What to do – Return only the lines from the top of the material through the line marked by "fig = go.Figure()", unaltered.
[START Material]
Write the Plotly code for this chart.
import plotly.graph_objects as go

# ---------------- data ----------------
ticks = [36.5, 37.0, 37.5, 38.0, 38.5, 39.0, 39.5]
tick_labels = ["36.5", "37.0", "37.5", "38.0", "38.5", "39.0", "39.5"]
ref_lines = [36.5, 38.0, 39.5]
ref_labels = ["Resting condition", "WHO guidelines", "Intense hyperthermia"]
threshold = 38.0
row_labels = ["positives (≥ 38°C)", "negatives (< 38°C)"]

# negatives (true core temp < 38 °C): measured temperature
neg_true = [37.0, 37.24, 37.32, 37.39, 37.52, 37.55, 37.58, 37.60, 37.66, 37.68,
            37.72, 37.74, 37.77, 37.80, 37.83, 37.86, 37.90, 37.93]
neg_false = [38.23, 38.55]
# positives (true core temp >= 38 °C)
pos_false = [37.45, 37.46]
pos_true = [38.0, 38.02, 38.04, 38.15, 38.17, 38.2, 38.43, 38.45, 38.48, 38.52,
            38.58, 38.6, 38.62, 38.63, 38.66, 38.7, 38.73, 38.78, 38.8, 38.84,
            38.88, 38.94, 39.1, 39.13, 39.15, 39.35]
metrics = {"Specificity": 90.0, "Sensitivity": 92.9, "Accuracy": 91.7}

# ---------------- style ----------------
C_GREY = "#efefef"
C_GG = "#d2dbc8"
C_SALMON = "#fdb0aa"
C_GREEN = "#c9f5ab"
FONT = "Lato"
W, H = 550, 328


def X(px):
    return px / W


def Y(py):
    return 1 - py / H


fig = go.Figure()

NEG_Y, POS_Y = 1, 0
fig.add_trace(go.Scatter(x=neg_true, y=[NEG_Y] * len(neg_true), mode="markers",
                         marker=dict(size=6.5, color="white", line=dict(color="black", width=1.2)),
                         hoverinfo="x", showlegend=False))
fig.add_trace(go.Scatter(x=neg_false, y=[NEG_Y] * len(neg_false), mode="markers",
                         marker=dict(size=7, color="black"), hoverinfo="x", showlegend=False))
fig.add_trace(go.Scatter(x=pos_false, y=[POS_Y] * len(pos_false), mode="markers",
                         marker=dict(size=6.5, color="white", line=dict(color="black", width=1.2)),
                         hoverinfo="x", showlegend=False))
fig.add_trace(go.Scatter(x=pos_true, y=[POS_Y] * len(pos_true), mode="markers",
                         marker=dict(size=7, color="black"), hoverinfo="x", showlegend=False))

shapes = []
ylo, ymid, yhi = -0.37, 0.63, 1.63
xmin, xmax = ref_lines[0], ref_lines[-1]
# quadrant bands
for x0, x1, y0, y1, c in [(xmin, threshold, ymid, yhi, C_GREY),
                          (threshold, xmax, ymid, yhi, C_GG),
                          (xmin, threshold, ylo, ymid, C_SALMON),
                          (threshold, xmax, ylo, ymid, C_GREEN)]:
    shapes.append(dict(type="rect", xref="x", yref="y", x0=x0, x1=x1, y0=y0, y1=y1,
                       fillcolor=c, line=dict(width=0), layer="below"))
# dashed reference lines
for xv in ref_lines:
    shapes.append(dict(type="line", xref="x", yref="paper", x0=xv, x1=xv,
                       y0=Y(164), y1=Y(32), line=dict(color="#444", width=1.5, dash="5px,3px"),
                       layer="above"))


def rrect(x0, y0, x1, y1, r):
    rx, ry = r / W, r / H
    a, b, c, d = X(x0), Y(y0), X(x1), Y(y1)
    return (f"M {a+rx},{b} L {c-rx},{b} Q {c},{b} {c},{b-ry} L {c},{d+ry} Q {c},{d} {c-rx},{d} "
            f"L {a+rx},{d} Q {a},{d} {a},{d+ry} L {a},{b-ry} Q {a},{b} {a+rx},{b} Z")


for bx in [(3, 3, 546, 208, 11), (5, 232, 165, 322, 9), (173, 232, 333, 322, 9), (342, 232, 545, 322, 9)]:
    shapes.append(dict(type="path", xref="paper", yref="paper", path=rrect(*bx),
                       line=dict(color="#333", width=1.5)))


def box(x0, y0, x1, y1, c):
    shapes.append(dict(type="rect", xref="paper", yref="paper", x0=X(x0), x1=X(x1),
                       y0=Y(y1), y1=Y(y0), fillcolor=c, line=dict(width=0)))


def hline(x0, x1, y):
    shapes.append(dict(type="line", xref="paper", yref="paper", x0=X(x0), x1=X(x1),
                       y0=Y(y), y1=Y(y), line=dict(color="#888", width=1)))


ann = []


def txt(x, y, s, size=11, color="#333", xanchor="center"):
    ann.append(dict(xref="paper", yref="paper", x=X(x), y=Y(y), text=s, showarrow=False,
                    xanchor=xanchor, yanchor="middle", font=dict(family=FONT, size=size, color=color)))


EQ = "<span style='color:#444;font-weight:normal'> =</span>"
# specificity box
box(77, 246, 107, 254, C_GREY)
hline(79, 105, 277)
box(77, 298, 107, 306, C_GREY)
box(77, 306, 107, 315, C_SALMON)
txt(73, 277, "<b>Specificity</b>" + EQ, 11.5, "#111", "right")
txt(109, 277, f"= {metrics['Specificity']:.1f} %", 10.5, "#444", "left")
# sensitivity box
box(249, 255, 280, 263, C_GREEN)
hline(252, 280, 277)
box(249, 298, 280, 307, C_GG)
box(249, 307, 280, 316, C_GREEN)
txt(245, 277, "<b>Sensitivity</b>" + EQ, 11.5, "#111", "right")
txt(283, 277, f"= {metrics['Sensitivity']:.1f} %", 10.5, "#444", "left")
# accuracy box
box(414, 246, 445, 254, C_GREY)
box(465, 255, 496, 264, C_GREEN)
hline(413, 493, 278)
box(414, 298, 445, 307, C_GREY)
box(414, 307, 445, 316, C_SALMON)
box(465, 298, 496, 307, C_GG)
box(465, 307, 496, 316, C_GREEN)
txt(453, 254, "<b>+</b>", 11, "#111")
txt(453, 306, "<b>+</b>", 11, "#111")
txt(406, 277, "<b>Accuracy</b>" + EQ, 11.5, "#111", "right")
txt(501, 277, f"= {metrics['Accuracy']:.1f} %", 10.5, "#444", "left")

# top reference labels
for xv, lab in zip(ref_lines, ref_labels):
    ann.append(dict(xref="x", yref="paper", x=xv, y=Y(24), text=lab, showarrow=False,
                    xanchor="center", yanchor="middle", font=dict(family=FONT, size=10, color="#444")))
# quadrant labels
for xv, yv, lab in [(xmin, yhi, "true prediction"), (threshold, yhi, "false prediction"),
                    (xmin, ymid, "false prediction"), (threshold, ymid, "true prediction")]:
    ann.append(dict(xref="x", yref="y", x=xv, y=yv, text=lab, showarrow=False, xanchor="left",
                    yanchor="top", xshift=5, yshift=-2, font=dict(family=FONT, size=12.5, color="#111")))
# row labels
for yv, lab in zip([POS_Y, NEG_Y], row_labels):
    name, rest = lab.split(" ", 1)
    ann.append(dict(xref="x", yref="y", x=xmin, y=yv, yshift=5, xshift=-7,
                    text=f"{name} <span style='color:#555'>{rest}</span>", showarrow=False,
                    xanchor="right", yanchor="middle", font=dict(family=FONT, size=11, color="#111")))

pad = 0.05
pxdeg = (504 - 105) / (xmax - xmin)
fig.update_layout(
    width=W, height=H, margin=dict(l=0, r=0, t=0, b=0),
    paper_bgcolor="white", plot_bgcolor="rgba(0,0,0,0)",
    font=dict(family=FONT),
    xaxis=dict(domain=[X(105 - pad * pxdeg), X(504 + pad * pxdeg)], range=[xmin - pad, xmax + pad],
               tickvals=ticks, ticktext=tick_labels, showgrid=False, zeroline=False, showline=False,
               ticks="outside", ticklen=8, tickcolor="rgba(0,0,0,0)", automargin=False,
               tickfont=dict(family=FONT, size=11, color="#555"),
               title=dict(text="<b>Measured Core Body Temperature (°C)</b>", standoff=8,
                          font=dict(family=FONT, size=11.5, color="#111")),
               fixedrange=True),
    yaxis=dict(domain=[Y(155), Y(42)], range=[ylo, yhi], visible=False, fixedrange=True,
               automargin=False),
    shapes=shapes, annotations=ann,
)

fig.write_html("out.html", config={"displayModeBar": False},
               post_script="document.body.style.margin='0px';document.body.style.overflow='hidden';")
[END Material]
Written solution –
Write the Plotly code for this chart.
import plotly.graph_objects as go

# ---------------- data ----------------
ticks = [36.5, 37.0, 37.5, 38.0, 38.5, 39.0, 39.5]
tick_labels = ["36.5", "37.0", "37.5", "38.0", "38.5", "39.0", "39.5"]
ref_lines = [36.5, 38.0, 39.5]
ref_labels = ["Resting condition", "WHO guidelines", "Intense hyperthermia"]
threshold = 38.0
row_labels = ["positives (≥ 38°C)", "negatives (< 38°C)"]

# negatives (true core temp < 38 °C): measured temperature
neg_true = [37.0, 37.24, 37.32, 37.39, 37.52, 37.55, 37.58, 37.60, 37.66, 37.68,
            37.72, 37.74, 37.77, 37.80, 37.83, 37.86, 37.90, 37.93]
neg_false = [38.23, 38.55]
# positives (true core temp >= 38 °C)
pos_false = [37.45, 37.46]
pos_true = [38.0, 38.02, 38.04, 38.15, 38.17, 38.2, 38.43, 38.45, 38.48, 38.52,
            38.58, 38.6, 38.62, 38.63, 38.66, 38.7, 38.73, 38.78, 38.8, 38.84,
            38.88, 38.94, 39.1, 39.13, 39.15, 39.35]
metrics = {"Specificity": 90.0, "Sensitivity": 92.9, "Accuracy": 91.7}

# ---------------- style ----------------
C_GREY = "#efefef"
C_GG = "#d2dbc8"
C_SALMON = "#fdb0aa"
C_GREEN = "#c9f5ab"
FONT = "Lato"
W, H = 550, 328


def X(px):
    return px / W


def Y(py):
    return 1 - py / H


fig = go.Figure()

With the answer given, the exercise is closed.